# Unit 8 Assessment Question 3

I need help to understand why the statement in Option E in the Unit 8 Assessment lesson is true. The description in the following explanation seems to contradict itself: “In a reverse sorted array, each element will be compared and shifted to the right for almost every iteration. This means that fewer comparisons and shifts are required compared to other sorting algorithms, making insertion sort more efficient in this specific case.” Doesn’t “each element” and “fewer comparisons and shifts” contradict with each other?

Actually, I don’t understand the statement itself “Insertion sort is generally faster for a reverse sorted array.” Are we looking at a descending array and trying to sort it into an ascending array, for example? Isn’t this the worst case scenario that requires O(n^2) iterations? I can’t tell insertion sort is faster in this case.

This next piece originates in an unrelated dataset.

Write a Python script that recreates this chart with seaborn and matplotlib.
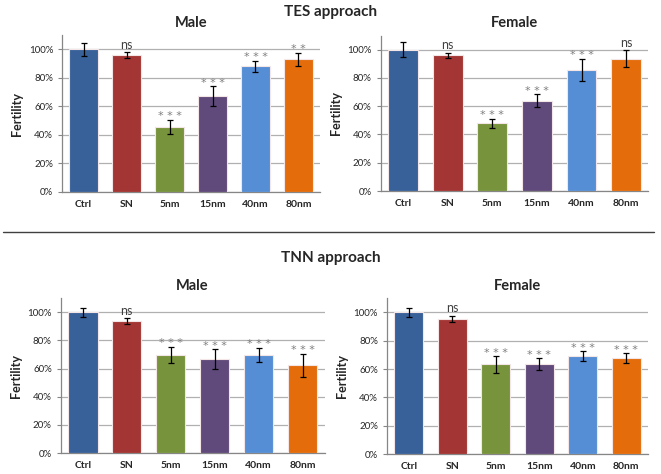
import numpy as np
import pandas as pd
import matplotlib
matplotlib.use("Agg")
import matplotlib.pyplot as plt
import seaborn as sns
from matplotlib.ticker import PercentFormatter

categories = ["Ctrl", "SN", "5nm", "15nm", "40nm", "80nm"]
colors = ["#38619A", "#A33634", "#77933C", "#604A7B", "#558ED5", "#E46C0A"]

# TES approach
tes_male = [1.00, 0.96, 0.455, 0.67, 0.88, 0.93]
tes_male_err = [0.045, 0.02, 0.05, 0.07, 0.04, 0.045]
tes_male_sig = ["", "ns", "***", "***", "***", "**"]

tes_female = [1.00, 0.96, 0.48, 0.64, 0.855, 0.935]
tes_female_err = [0.053, 0.02, 0.032, 0.044, 0.08, 0.06]
tes_female_sig = ["", "ns", "***", "***", "***", "ns"]

# TNN approach
tnn_male = [1.00, 0.938, 0.697, 0.666, 0.697, 0.623]
tnn_male_err = [0.033, 0.02, 0.058, 0.07, 0.05, 0.08]
tnn_male_sig = ["", "ns", "***", "***", "***", "***"]

tnn_female = [1.00, 0.955, 0.632, 0.636, 0.693, 0.677]
tnn_female_err = [0.033, 0.02, 0.059, 0.04, 0.033, 0.035]
tnn_female_sig = ["", "ns", "***", "***", "***", "***"]

sns.set_style("white")
plt.rcParams['font.family'] = ['Lato', 'DejaVu Sans']

fig = plt.figure(figsize=(6.61, 4.74), dpi=100)

panels = [
    ("Male", tes_male, tes_male_err, tes_male_sig, [0.094, 0.595, 0.390, 0.331]),
    ("Female", tes_female, tes_female_err, tes_female_sig, [0.576, 0.597, 0.405, 0.328]),
    ("Male", tnn_male, tnn_male_err, tnn_male_sig, [0.092, 0.044, 0.399, 0.327]),
    ("Female", tnn_female, tnn_female_err, tnn_female_sig, [0.5855, 0.042, 0.395, 0.329]),
]

for title, vals, errs, sig, pos in panels:
    ax = fig.add_axes(pos)
    df = pd.DataFrame({"group": categories, "fertility": vals})
    sns.barplot(data=df, x="group", y="fertility", hue="group", palette=colors,
                order=categories, hue_order=categories, legend=False,
                width=0.67, saturation=1, edgecolor="#F4E6E6", linewidth=0.8,
                ax=ax, errorbar=None, zorder=3)
    ax.errorbar(np.arange(len(categories)), vals, yerr=errs, fmt="none",
                ecolor="black", elinewidth=0.9, capsize=2.2, capthick=0.9, zorder=4)
    for i, s in enumerate(sig):
        if not s:
            continue
        top = vals[i] + errs[i]
        if s == "ns":
            ax.text(i, top + 0.01, s, ha="center", va="bottom",
                    fontsize=9, color="#404040")
        else:
            ax.text(i, top - 0.01, " ".join(s), ha="center", va="bottom",
                    fontsize=8, color="#7F7F7F", family="DejaVu Sans")
    ax.set_ylim(0, 1.1)
    ax.set_xlim(-0.5, 5.5)
    ax.set_yticks(np.arange(0, 1.01, 0.2))
    ax.yaxis.set_major_formatter(PercentFormatter(1.0, decimals=0))
    ax.grid(axis="y", color="#B0B0B0", linewidth=0.9, zorder=0)
    ax.set_axisbelow(True)
    for sp in ["top", "right"]:
        ax.spines[sp].set_visible(False)
    for sp in ["left", "bottom"]:
        ax.spines[sp].set_color("#868686")
        ax.spines[sp].set_linewidth(0.9)
    ax.set_xticks(np.arange(-0.5, 6, 1), minor=True)
    ax.tick_params(axis="x", which="major", length=0, labelsize=7.5, pad=6)
    ax.tick_params(axis="x", which="minor", length=3, color="#868686", direction="out")
    ax.tick_params(axis="y", length=3, color="#868686", direction="out",
                   left=True, labelsize=7, labelcolor="#262626")
    for lab in ax.get_xticklabels():
        lab.set_fontweight("bold")
        lab.set_color("#262626")
    ax.set_xlabel("")
    ax.set_ylabel("Fertility", fontsize=9, fontweight="bold", labelpad=4)
    ax.set_title(title, fontsize=10.5, fontweight="bold", pad=6)

fig.text(0.5, 0.975, "TES approach", ha="center", va="center",
         fontsize=11, fontweight="bold")
fig.text(0.5, 0.456, "TNN approach", ha="center", va="center",
         fontsize=11, fontweight="bold")
fig.add_artist(plt.Line2D([0.005, 0.99], [0.511, 0.511], color="#404040",
                          linewidth=1.0, transform=fig.transFigure))

fig.savefig("out.png", dpi=100)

On the other hand, if the statement in Option B is false, the statement in Option E should also be false, right?
B. Selection sort is generally slower than insertion sort on a randomized list.
E. Insertion sort is generally faster for a reverse sorted array.

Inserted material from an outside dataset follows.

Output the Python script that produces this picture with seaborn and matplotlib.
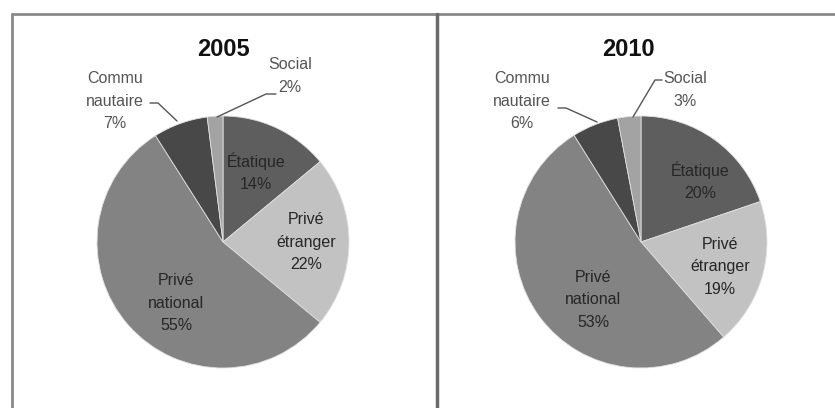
import matplotlib
matplotlib.use("Agg")
import matplotlib.pyplot as plt
import seaborn as sns
import numpy as np

sns.set_theme(style="white")
plt.rcParams['font.family'] = ['Liberation Sans', 'DejaVu Sans']

# ---- data ----
categories = ["Étatique", "Privé\nétranger", "Privé\nnational", "Commu\nnautaire", "Social"]
values_2005 = [14, 22, 55, 7, 2]
values_2010 = [20, 19, 53, 6, 3]
years = ["2005", "2010"]

colors = ["#5e5e5e", "#c2c2c2", "#838383", "#484848", "#a3a3a3"]

W, H = 835, 408
fig = plt.figure(figsize=(W / 100, H / 100), dpi=100)

R = 126  # pie radius in px

# layout (pixel positions), separate from data
layout = {
    "2005": dict(center=(223, 242), title=(223, 50),
                 inside=[(256, 172), (306, 242), (176, 303)],
                 social_txt=(290, 76), commu_txt=(115, 101),
                 social_line=[(276, 94), (266, 94), (217, 117)],
                 commu_line=[(150, 103), (158, 103), (177, 121)]),
    "2010": dict(center=(641, 242), title=(628, 50),
                 inside=[(700, 181), (720, 267), (593, 300)],
                 social_txt=(685, 90), commu_txt=(522, 101),
                 social_line=[(662, 80), (655, 80), (633, 117)],
                 commu_line=[(558, 108), (566, 108), (597, 122)]),
}


def to_data(p, c):
    return ((p[0] - c[0]) / R, (c[1] - p[1]) / R)


LS = 1.6
for year, vals in zip(years, [values_2005, values_2010]):
    L = layout[year]
    cx, cy = L["center"]
    pad = 1.45
    ax = fig.add_axes([(cx - R * pad) / W, (H - cy - R * pad) / H,
                       2 * R * pad / W, 2 * R * pad / H])
    ax.pie(vals, colors=colors, startangle=90, counterclock=False, radius=1,
           wedgeprops=dict(edgecolor="#e0e0e0", linewidth=0.6))
    ax.set_xlim(-pad, pad)
    ax.set_ylim(-pad, pad)
    ax.set_aspect("equal")
    ax.axis("off")

    # inside labels
    for i in range(3):
        x, y = to_data(L["inside"][i], L["center"])
        ax.text(x, y, f"{categories[i]}\n{vals[i]}%", ha="center", va="center",
                fontsize=11.5, color="#262626", linespacing=LS)
    # outside labels
    x, y = to_data(L["social_txt"], L["center"])
    ax.text(x, y, f"{categories[4]}\n{vals[4]}%", ha="center", va="center",
            fontsize=11.5, color="#555555", linespacing=LS)
    x, y = to_data(L["commu_txt"], L["center"])
    ax.text(x, y, f"{categories[3]}\n{vals[3]}%", ha="center", va="center",
            fontsize=11.5, color="#555555", linespacing=LS)
    for key in ["social_line", "commu_line"]:
        pts = np.array([to_data(p, L["center"]) for p in L[key]])
        ax.plot(pts[:, 0], pts[:, 1], color="#555555", lw=1.0)
    # title
    x, y = to_data(L["title"], L["center"])
    ax.text(x, y, year, ha="center", va="center", fontsize=17,
            fontweight="bold", color="#111111")

# panel borders
bl = fig.add_axes([0, 0, 1, 1], facecolor="none")
bl.set_xlim(0, W)
bl.set_ylim(H, 0)
bl.axis("off")
bl.plot([12, 12], [H, 14], color="#8a8a8a", lw=2)
bl.plot([12, W], [14, 14], color="#8a8a8a", lw=2)
bl.plot([437, 437], [14, H], color="#6a6a6a", lw=2.5)

fig.savefig("out.png", dpi=100, facecolor="white")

I’d like to follow up on this since I haven’t seen any responses. Can somebody respond to my question? My students have finished taking this assessment, and I had to decide to cancel this question since the answer was incorrect in my opinion. I’d appreciate your inputs!

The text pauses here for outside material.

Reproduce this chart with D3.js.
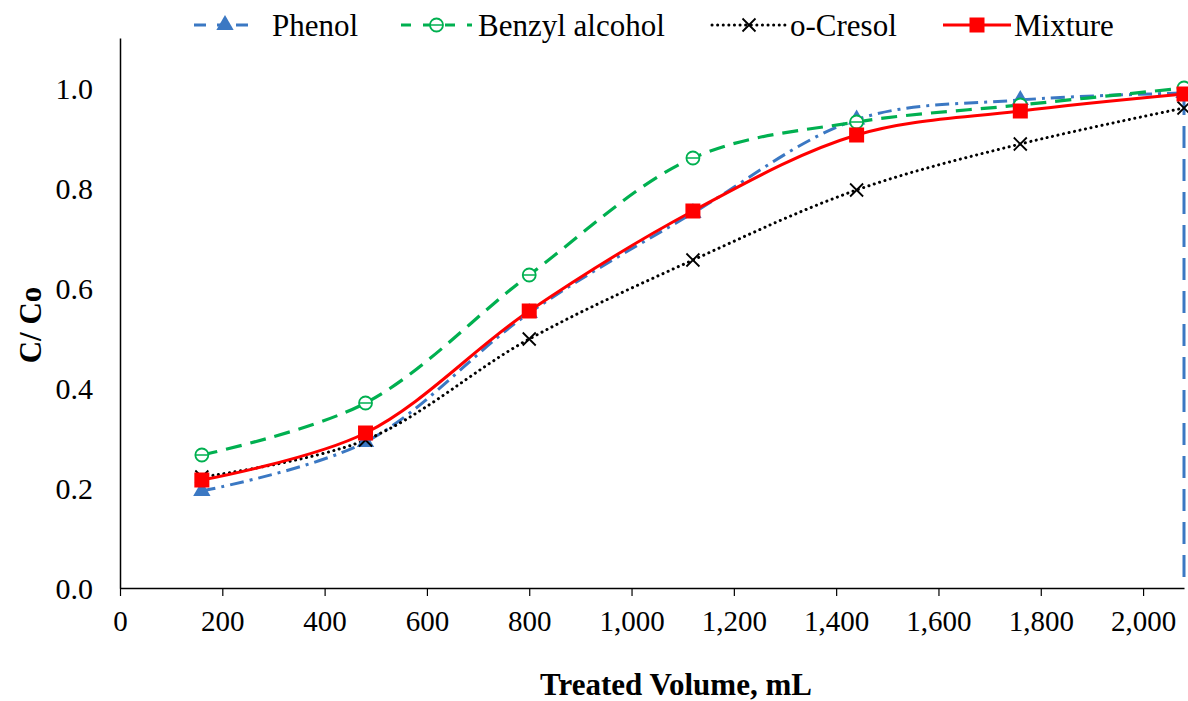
<!DOCTYPE html>
<html><head><meta charset="utf-8">
<script src="https://cdn.jsdelivr.net/npm/d3@7"></script>
<style>body{margin:0;background:#fff}svg{display:block}text{font-family:"Liberation Serif","Times New Roman",serif}</style>
</head><body><svg id="c" width="1188" height="701"></svg>
<script>
const volumes = [160, 480, 800, 1120, 1440, 1760, 2080];
const phenol = [0.194, 0.292, 0.55, 0.75, 0.937, 0.976, 0.99];
const benzyl = [0.266, 0.37, 0.626, 0.86, 0.932, 0.966, 1.0];
const cresol = [0.222, 0.296, 0.498, 0.656, 0.796, 0.888, 0.96];
const mixture = [0.216, 0.31, 0.554, 0.754, 0.906, 0.954, 0.988];
const xTicks = [0, 200, 400, 600, 800, 1000, 1200, 1400, 1600, 1800, 2000];
const yTicks = [0, 0.2, 0.4, 0.6, 0.8, 1.0];
const seriesNames = ["Phenol", "Benzyl alcohol", "o-Cresol", "Mixture"];

const svg = d3.select("#c");
const x = d3.scaleLinear().domain([0, 2080]).range([120, 1184]);
const y = d3.scaleLinear().domain([0, 1.1]).range([588, 38]);
const FONT = '"Liberation Serif","Times New Roman",serif';

// axes
const xa = svg.append("g").attr("transform", "translate(0,588)")
  .call(d3.axisBottom(x).tickValues(xTicks).tickSize(8).tickSizeOuter(0).tickFormat(d3.format(",")));
xa.attr("font-family", FONT);
xa.select(".domain").attr("stroke", "#000").attr("stroke-width", 1.5);
xa.selectAll(".tick line").attr("stroke", "#000").attr("stroke-width", 1.2);
xa.selectAll("text").style("font-family", FONT).attr("font-size", 29).attr("fill", "#000").attr("dy", "1.12em");

const ya = svg.append("g").attr("transform", "translate(120,0)")
  .call(d3.axisLeft(y).tickValues(yTicks).tickSize(0).tickFormat(d3.format(".1f")));
ya.attr("font-family", FONT);
ya.select(".domain").attr("stroke", "#000").attr("stroke-width", 1.5);
ya.selectAll("text").style("font-family", FONT).attr("font-size", 30).attr("fill", "#000").attr("x", -27).attr("dy", "0.35em");

svg.append("text").attr("x", 676).attr("y", 695).attr("text-anchor", "middle")
  .attr("font-size", 31).attr("font-weight", "bold").text("Treated Volume, mL");
svg.append("text").attr("transform", "translate(41,325) rotate(-90)").attr("text-anchor", "middle")
  .attr("font-size", 31).attr("font-weight", "bold").text("C/ Co");

const curve = d3.curveCatmullRom.alpha(0.5);
const line = d3.line().x(d => x(d[0])).y(d => y(d[1])).curve(curve);
const pts = arr => volumes.map((v, i) => [v, arr[i]]);

const styles = [
  {data: phenol, color: "#3B78C3", dash: "14,6,3,6", w: 3, marker: "tri"},
  {data: benzyl, color: "#00B050", dash: "16,9", w: 3.2, marker: "circ"},
  {data: cresol, color: "#000", dash: "0.1,5.5", w: 3, cap: "round", marker: "x"},
  {data: mixture, color: "#FF0000", dash: null, w: 3, marker: "sq"}
];

// vertical dashed line at end of phenol
svg.append("line").attr("x1", x(2080)).attr("x2", x(2080)).attr("y1", y(phenol[6])).attr("y2", y(0))
  .attr("stroke", "#3B78C3").attr("stroke-width", 3).attr("stroke-dasharray", "22,11");

function marker(g, type, cx, cy, color) {
  if (type === "tri") {
    g.append("path").attr("d", d3.symbol(d3.symbolTriangle, 130)()).attr("transform", `translate(${cx},${cy})`).attr("fill", color);
  } else if (type === "circ") {
    g.append("circle").attr("cx", cx).attr("cy", cy).attr("r", 6.5).attr("fill", "#fff").attr("stroke", color).attr("stroke-width", 1.8);
    g.append("line").attr("x1", cx - 6.5).attr("x2", cx + 6.5).attr("y1", cy).attr("y2", cy).attr("stroke", color).attr("stroke-width", 1.5);
  } else if (type === "x") {
    const s = 6.5;
    g.append("path").attr("d", `M${cx - s},${cy - s}L${cx + s},${cy + s}M${cx - s},${cy + s}L${cx + s},${cy - s}`).attr("stroke", color).attr("stroke-width", 1.8);
  } else {
    g.append("rect").attr("x", cx - 7.5).attr("y", cy - 7.5).attr("width", 15).attr("height", 15).attr("fill", color);
  }
}

styles.forEach(s => {
  const p = svg.append("path").attr("d", line(pts(s.data))).attr("fill", "none")
    .attr("stroke", s.color).attr("stroke-width", s.w);
  if (s.dash) p.attr("stroke-dasharray", s.dash);
  if (s.cap) p.attr("stroke-linecap", s.cap);
});
styles.forEach(s => {
  const g = svg.append("g");
  pts(s.data).forEach(d => marker(g, s.marker, x(d[0]), y(d[1]), s.color));
});

// legend
const legX = [[194, 256, 272], [401, 472, 478], [712, 786, 790], [943, 1011, 1014]];
styles.forEach((s, i) => {
  const [a, b, t] = legX[i];
  const g = svg.append("g");
  const ly = 25;
  const l = g.append("line").attr("x1", a).attr("x2", b).attr("y1", ly).attr("y2", ly)
    .attr("stroke", s.color).attr("stroke-width", s.w);
  if (s.dash) l.attr("stroke-dasharray", i === 0 ? "12,11,8,11" : (i === 1 ? "10,12" : s.dash));
  if (s.cap) l.attr("stroke-linecap", s.cap);
  marker(g, s.marker, (a + b) / 2, ly, s.color);
  g.append("text").attr("x", t).attr("y", ly).attr("dy", "0.35em").attr("font-size", 31).text(seriesNames[i]);
});
</script></body></html>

Hi @zhu.xiaobo, I do apologize for the delay in response. I know that it was time sensitive since you were giving this as an assessment for your class. I wanted to formulate an articulate response and fully understand your question and the explanations the Code.org solution statements. I have to agree with you that the statement does tend to contradict itself. Using this link that compares insertion and selection sort, it states that in all cases selection sort has a runtime of O(n^2), and in the worst case scenario for insertion sort (when the array is in reverse order) the runtime is O(n^2) and the best case scenario (the array is already sorted) the runtime is O(n).

I will run this by the curriculum team and hopefully this resources will provide a little more light on the question.